Третье: человек в рамках своего дома. Частное частично сливается с общественным, до такой степени, что становится сложно выделить частное.

Четвертый раздел согреет душу любому медиевисту, так как рассматривает полтысячелетнюю эпоху между фактическим распадом Империи и 1000-м годом, так называемую эпоху Раннего Средневековья. Этот раздел написан Мишелем Рушем, известным специалистом по истории Галлии и Франкского государства. Что определяет контекст частной жизни этой эпохи, спрашивает нас историк? Исчезновение власти. Хиреют и сходят на нет гражданские порядки городов. Теперь вся Галлия – сплошное пространство частной жизни, и в то же самое время, именно на её основе строится и жизнь общественная. Жизнь пакуется в рамки малых групп, леса наступают на плодородные поля, дикая природа и не менее дикие люди обступают очаги цивилизации. Варварские правды, обычаи кровной мести говорят нам, с одной стороны, о важности сплочения микрогрупп, с другой – о жестокости противостояния с внешними коллективами. Смерть – незваная, но частая гостья у этих людей, причём даже самых знатных. Руш, также, как и Браун, описывает мир борьбы мировоззрений, борьбы за завоевание места в душах людей. Сила наступающих германских племён, была в их страшной жизни, которая делала каждого мужчину воином, каждую женщину – прежде всего матерью. В основе их воззрений, пишет историк, лежала религия страха. Местная галло-римская церковь дала им религию надежды, восприняв в ответ языческие представления, касающиеся брака и семьи, приняв и правила автономной личности, в противовес сугубой коллективности изначальной христианской общины.

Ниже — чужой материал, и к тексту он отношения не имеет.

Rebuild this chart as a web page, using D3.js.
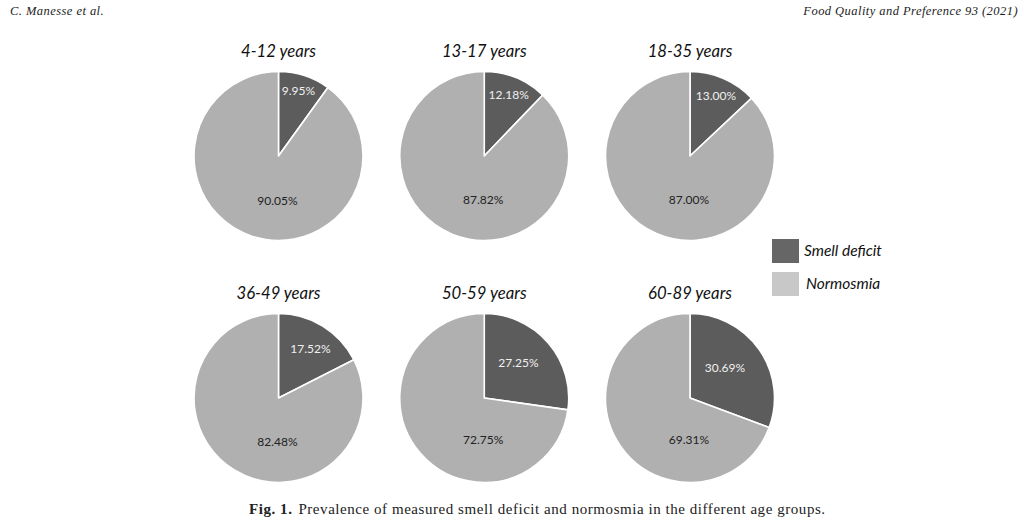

Четвёртое – распад античного гражданского общества, торжество частной жизни и её переорганизация, переструктуризация, в данном случае, рассмотренная на примере Франкского государства.

Последний раздел посвящён совсем иному региону – Византии. Его автором является известная во всём мире византинистка Эвелин Патлажан, пионер в области применения методов школы «Анналов» на материале греческого Средневековья. Сложный регион, сложное время, глубоко специфичные и неравномерно распределённые источники, слаба археологическая изученность – с этим всем пришлось иметь дело учёному. Поэтому она сосредоточилась на времени, содержащем наиболее атрибутированный в науке материал, X-XI вв. Это продолжение Римского общества, которое мы прекрасно видели в разделе Поля Вейна – семейная жизнь, регламентированная социальным, доминировала и в это время… по крайней мере, в рамках высших слоёв. Но особенно важно для Патлажан показать жизнь монастырскую, в том числе – и частно-монастырскую, в пределах своего дома. Именно здесь, как кажется исследователю, наиболее ярко проявляется частное как таковое, хоть даже и не выходящее за рамки принятых общественных отношений.

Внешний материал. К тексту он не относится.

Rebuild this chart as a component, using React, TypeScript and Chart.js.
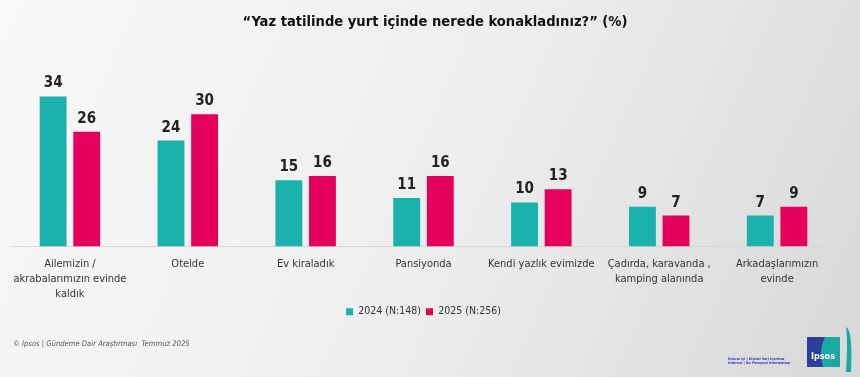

Пятое: византийское общество ещё крепко, и по прежнему саморегулируется в своих рамках. Но частное пробивает свои ростки, пусть даже незаметно, и исподволь.

Итак: от общественного человека – к религиозному. В Западной Европе – от общественной жизни к частной и обратно, по новым законам. Парадокс? Боюсь, авторам как-то не получилось частную жизнь от общественной. Они связаны друг с другом тесными узами. В конечном счёте выходит, что описанные общества складывались индивидами и микроячейками, которые искали возможность сообщения и объединения друг с другом. История частной жизни оказалась неизменно структурной частью социального, его воплощением в малой группе. Группа историков, конечно, пытается вычленить «риватное» как таковое, но оно неизбежно в их исследованиях является тем или иным проявлением общественных норм. Индивидуальность, с их точки зрения, существовала на протяжении всех этих веков. Всё дело в её проявлении…

В общем, первый том, безусловно, удался. Историки подошли к делу весьма ответственно, и написали яркие, содержательные очерки, которые, что редкость для коллективных монографий, стараются поддерживать общую линию сюжетов. А если учесть, насколько лёгким языком она написана, то вполне подойдёт и для всех любителей истории, поскольку авторы, придерживаясь так называемого «французского» стиля, писали в более популярной манере. Для медиевиста здесь надеется немало интересного материала, особенно в плане интерпретации и освещения проблематики, а для античника или византиниста она ещё более ценна, так как в этих подразделах далеко не так распространены методы исторической антропологии.